» EXERCISE OBJECTIVE
Copy, without any alteration, the lines from the one that includes "What Apache ECharts" up to and including the one that includes "var highlighted = ['14Q1', '15Q1'];".

________________________________________

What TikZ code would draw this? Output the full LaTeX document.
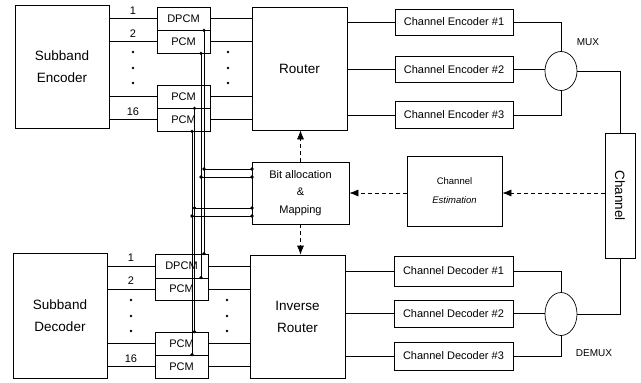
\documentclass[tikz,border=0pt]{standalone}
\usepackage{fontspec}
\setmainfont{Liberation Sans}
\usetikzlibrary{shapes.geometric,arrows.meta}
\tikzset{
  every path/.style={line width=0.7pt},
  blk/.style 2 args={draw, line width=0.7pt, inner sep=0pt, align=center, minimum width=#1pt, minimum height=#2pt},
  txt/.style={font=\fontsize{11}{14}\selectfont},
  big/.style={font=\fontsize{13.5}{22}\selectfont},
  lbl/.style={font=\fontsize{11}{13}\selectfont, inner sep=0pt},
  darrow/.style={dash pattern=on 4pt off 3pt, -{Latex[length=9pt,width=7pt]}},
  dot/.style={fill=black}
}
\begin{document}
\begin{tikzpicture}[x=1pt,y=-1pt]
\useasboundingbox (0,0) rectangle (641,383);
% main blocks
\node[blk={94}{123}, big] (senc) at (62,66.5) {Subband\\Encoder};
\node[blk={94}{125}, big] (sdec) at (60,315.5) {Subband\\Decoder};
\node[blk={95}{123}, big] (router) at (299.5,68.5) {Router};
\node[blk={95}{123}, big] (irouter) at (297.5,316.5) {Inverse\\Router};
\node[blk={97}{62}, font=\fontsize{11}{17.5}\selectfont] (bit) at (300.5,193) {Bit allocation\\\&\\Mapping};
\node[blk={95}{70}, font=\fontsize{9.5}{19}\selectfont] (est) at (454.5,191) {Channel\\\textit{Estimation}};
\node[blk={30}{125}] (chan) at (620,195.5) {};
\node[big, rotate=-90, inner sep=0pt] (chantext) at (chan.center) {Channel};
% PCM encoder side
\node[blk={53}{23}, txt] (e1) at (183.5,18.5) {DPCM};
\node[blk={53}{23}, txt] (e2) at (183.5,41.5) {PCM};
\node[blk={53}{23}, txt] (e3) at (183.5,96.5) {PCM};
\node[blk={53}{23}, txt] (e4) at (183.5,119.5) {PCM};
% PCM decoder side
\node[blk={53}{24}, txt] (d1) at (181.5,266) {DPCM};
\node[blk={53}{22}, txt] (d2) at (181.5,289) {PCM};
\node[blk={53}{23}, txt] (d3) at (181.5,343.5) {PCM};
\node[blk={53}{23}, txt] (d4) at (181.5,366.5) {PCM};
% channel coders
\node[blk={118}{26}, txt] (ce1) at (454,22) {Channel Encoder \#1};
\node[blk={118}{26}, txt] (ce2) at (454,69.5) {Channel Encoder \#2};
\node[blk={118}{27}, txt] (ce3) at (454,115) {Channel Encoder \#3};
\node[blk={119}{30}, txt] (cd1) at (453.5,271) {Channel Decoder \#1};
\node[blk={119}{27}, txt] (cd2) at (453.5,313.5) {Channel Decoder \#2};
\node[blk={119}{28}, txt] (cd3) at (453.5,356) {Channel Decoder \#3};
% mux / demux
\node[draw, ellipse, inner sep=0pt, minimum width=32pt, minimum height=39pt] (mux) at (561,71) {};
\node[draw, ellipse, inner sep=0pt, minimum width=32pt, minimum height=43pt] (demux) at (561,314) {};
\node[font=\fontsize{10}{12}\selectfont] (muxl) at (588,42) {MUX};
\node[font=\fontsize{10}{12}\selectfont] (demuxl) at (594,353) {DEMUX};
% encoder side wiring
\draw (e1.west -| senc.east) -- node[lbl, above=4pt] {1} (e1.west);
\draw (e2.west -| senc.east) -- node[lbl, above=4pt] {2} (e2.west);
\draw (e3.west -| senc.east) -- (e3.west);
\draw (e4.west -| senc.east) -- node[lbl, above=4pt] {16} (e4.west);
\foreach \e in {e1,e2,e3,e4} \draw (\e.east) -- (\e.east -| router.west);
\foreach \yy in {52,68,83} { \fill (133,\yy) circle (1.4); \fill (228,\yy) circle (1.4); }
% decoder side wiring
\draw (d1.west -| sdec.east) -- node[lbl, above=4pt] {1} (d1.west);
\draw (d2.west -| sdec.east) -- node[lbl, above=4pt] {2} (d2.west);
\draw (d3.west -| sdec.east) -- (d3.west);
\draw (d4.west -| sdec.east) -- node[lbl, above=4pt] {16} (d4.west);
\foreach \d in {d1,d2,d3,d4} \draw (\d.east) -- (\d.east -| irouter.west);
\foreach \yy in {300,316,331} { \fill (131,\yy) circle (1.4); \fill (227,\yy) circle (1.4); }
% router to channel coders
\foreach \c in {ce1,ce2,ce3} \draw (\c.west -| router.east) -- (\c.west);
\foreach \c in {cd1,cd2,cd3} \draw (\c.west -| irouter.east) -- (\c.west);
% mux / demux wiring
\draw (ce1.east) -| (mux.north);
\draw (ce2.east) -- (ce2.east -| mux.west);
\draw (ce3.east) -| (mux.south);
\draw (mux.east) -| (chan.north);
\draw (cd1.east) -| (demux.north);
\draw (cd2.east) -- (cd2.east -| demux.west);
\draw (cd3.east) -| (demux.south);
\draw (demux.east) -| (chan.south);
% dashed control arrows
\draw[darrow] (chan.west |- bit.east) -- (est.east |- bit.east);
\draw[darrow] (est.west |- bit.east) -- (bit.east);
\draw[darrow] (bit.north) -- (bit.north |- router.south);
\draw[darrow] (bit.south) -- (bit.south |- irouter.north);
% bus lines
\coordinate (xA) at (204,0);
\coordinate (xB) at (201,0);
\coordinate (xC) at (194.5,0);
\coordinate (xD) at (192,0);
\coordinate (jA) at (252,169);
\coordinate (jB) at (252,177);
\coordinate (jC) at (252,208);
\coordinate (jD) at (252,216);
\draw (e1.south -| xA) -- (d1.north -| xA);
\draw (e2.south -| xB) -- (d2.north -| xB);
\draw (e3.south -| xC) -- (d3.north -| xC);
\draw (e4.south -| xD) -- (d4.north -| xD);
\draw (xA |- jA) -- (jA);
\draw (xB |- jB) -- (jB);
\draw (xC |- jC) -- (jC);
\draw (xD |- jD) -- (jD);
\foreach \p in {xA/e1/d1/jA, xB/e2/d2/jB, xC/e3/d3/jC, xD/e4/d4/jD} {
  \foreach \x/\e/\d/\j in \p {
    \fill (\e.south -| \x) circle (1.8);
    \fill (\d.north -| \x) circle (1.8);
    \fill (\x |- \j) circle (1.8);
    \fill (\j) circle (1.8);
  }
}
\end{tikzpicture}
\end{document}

________________________________________

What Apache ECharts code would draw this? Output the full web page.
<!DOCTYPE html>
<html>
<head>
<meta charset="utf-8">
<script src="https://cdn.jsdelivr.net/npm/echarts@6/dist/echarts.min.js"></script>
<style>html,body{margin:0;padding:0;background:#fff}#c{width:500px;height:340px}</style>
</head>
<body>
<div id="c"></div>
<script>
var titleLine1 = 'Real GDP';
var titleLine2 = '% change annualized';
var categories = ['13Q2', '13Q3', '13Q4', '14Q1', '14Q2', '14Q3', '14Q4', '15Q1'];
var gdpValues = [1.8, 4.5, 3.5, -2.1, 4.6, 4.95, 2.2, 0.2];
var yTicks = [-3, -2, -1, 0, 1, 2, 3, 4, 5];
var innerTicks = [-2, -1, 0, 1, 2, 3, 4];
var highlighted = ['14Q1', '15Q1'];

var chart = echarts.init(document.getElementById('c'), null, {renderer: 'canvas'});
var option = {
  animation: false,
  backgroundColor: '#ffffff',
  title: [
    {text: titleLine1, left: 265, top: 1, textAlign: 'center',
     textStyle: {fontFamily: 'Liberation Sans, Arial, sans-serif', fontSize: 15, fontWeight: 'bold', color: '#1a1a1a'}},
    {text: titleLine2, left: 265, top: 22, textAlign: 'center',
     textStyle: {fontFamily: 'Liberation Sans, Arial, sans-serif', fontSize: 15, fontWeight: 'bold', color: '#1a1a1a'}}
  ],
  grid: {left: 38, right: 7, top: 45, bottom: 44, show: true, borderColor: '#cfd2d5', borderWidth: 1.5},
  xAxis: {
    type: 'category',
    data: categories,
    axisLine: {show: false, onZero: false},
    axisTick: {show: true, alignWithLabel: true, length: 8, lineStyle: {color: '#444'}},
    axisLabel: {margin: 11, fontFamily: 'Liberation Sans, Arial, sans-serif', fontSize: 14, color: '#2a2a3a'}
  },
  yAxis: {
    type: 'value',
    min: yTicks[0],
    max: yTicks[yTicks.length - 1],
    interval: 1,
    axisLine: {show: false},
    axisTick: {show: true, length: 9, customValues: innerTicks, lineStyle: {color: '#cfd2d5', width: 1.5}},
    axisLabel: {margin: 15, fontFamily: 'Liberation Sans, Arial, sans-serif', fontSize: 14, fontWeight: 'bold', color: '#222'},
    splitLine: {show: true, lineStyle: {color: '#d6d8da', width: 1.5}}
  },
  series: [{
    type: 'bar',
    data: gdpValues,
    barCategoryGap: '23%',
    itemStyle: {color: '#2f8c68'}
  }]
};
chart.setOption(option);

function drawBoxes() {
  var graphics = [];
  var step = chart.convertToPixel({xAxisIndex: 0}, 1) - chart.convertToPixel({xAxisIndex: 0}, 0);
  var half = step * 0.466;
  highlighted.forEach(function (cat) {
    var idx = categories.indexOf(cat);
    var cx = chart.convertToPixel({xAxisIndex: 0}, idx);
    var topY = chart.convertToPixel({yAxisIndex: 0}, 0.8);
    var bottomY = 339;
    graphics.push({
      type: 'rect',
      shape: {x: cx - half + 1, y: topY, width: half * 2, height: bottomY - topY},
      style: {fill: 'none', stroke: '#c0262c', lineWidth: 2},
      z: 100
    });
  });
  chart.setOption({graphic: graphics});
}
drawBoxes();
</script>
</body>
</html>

________________________________________

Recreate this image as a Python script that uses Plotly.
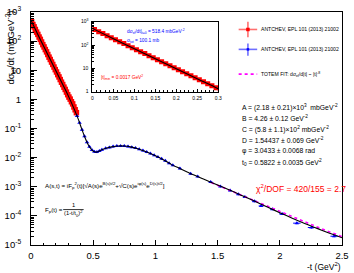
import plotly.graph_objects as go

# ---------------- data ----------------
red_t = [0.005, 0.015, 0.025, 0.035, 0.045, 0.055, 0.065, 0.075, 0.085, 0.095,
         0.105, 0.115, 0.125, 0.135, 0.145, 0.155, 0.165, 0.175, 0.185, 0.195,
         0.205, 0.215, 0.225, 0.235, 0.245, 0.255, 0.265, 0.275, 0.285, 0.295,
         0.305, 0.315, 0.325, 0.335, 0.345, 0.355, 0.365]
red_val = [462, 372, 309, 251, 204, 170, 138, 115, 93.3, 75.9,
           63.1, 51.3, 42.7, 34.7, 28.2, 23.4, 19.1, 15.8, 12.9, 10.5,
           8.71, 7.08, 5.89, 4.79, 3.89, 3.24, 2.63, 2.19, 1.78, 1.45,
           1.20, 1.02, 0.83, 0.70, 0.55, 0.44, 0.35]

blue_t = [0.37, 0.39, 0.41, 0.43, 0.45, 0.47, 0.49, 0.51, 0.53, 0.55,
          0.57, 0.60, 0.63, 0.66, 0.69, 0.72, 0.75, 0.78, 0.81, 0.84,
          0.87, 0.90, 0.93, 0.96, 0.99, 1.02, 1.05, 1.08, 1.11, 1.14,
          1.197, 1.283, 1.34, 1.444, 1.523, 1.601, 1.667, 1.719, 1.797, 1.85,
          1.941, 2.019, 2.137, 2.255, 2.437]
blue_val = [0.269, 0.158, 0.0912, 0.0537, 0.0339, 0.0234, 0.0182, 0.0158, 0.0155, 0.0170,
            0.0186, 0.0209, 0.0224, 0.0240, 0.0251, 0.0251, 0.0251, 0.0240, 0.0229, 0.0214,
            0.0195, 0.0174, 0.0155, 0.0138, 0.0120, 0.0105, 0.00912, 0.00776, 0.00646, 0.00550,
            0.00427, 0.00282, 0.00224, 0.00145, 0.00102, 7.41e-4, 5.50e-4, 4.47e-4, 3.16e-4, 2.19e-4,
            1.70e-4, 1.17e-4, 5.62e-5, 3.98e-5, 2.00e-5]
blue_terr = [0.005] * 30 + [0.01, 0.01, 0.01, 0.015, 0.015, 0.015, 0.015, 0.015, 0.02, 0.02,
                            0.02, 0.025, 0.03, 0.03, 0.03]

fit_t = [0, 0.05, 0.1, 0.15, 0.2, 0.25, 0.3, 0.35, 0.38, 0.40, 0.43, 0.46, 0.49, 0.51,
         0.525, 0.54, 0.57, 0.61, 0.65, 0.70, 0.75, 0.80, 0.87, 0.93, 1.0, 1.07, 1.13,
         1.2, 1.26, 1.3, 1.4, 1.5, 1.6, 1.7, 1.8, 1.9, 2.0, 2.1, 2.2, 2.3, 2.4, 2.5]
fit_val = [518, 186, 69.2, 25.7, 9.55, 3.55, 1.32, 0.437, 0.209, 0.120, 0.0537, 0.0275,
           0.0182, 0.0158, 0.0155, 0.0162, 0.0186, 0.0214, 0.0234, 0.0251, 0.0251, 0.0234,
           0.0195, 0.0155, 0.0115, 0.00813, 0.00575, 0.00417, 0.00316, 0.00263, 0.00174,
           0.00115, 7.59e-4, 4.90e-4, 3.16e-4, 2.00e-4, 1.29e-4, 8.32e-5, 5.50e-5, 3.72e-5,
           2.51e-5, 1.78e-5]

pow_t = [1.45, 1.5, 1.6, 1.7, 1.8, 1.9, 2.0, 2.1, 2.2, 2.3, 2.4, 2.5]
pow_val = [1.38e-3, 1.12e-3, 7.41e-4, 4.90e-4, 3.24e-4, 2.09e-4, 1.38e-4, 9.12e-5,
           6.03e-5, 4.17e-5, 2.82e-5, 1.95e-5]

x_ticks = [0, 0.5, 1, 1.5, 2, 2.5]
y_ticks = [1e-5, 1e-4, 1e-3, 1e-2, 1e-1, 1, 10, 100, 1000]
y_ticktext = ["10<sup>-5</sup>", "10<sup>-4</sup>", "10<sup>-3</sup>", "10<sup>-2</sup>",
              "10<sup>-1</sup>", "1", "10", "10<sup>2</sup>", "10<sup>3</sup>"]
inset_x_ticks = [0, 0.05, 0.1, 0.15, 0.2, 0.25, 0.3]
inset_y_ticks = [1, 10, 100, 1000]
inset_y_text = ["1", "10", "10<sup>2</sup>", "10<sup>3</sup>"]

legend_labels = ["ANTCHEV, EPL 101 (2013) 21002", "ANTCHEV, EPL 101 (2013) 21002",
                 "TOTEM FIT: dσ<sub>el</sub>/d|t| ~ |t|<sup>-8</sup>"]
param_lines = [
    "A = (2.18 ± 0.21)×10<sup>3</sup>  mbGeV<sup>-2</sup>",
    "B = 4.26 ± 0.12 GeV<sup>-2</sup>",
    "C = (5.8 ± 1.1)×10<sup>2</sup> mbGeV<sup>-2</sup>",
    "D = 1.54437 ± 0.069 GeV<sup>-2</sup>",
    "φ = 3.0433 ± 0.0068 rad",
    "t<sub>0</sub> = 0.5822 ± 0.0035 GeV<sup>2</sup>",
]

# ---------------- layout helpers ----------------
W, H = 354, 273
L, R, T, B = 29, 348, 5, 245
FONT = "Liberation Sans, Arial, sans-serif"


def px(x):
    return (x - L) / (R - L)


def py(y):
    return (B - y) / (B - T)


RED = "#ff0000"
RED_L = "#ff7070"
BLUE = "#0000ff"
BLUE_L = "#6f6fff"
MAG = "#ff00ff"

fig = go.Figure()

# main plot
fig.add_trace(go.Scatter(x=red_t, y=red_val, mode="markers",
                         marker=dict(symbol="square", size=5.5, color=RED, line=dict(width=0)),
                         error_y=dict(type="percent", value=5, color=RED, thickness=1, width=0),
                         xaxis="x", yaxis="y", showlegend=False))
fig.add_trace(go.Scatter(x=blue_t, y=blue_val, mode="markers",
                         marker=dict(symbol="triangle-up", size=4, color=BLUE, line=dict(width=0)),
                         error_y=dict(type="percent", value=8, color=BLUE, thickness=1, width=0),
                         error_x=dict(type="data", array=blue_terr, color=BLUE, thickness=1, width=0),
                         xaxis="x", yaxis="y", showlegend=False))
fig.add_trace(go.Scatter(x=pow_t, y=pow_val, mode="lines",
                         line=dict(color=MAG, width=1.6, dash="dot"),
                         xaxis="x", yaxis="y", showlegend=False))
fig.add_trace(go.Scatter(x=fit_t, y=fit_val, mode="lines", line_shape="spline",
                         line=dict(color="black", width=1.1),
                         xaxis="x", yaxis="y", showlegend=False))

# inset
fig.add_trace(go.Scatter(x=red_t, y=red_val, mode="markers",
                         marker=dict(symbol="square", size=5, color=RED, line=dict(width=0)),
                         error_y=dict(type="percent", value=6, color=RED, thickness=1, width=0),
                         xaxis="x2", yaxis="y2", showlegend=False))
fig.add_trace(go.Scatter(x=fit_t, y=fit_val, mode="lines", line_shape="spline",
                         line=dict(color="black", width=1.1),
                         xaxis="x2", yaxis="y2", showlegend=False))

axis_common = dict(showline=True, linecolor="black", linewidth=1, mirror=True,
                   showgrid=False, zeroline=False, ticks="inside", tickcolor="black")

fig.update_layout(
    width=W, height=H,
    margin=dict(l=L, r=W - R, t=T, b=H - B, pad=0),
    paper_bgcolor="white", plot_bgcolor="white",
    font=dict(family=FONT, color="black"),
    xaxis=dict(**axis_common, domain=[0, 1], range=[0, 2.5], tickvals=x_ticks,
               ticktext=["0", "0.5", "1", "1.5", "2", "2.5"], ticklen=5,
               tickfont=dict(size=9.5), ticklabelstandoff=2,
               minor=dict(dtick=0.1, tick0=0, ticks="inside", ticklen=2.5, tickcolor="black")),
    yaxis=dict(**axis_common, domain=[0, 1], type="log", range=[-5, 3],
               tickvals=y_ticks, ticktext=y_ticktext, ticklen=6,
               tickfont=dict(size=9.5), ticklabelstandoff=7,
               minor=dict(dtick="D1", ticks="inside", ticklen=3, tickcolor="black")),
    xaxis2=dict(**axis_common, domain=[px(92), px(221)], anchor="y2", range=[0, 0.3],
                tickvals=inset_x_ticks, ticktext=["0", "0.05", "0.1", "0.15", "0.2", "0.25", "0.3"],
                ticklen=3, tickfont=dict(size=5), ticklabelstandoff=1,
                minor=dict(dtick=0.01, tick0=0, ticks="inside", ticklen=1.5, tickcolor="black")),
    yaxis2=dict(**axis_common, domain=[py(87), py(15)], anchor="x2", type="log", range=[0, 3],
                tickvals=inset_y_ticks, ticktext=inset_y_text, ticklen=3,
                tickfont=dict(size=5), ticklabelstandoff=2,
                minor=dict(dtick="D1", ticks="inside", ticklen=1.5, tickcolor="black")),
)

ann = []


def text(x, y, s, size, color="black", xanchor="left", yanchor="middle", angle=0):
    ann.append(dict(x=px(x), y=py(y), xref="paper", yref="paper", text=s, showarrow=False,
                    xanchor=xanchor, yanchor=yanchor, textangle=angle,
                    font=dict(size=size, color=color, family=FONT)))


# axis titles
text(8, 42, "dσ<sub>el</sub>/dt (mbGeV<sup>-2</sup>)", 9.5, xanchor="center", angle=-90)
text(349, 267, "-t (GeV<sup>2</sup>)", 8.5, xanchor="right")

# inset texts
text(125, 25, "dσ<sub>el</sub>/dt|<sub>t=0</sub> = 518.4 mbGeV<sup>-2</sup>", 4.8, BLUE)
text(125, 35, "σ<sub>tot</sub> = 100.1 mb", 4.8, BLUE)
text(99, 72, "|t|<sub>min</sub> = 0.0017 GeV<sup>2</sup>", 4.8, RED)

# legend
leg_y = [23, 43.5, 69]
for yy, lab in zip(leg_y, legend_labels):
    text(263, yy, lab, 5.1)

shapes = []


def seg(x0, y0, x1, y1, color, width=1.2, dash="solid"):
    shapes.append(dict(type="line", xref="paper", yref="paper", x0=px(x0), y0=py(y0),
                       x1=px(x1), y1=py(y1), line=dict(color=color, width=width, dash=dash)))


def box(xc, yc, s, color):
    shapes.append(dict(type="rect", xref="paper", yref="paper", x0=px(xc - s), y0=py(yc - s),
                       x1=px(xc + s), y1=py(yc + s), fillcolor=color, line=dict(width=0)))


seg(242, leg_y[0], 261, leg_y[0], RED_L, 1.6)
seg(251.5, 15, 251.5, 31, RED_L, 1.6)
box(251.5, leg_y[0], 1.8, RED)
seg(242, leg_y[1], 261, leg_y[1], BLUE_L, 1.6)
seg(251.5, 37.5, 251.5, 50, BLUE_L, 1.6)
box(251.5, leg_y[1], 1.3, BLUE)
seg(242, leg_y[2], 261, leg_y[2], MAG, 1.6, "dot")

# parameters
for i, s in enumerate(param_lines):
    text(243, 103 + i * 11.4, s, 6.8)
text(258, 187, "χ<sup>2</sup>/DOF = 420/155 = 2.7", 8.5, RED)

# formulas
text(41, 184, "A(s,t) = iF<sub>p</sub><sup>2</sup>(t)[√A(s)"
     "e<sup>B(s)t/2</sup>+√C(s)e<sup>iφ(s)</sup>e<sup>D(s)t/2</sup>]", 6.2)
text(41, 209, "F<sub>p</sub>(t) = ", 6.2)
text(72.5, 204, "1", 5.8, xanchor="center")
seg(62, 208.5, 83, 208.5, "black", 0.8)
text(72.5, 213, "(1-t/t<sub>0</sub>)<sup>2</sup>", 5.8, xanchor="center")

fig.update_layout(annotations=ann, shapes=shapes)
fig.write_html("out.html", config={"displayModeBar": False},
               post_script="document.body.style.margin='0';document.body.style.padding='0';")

________________________________________

» THE SOLUTION
What Apache ECharts code would draw this? Output the full web page.
<!DOCTYPE html>
<html>
<head>
<meta charset="utf-8">
<script src="https://cdn.jsdelivr.net/npm/echarts@6/dist/echarts.min.js"></script>
<style>html,body{margin:0;padding:0;background:#fff}#c{width:500px;height:340px}</style>
</head>
<body>
<div id="c"></div>
<script>
var titleLine1 = 'Real GDP';
var titleLine2 = '% change annualized';
var categories = ['13Q2', '13Q3', '13Q4', '14Q1', '14Q2', '14Q3', '14Q4', '15Q1'];
var gdpValues = [1.8, 4.5, 3.5, -2.1, 4.6, 4.95, 2.2, 0.2];
var yTicks = [-3, -2, -1, 0, 1, 2, 3, 4, 5];
var innerTicks = [-2, -1, 0, 1, 2, 3, 4];
var highlighted = ['14Q1', '15Q1'];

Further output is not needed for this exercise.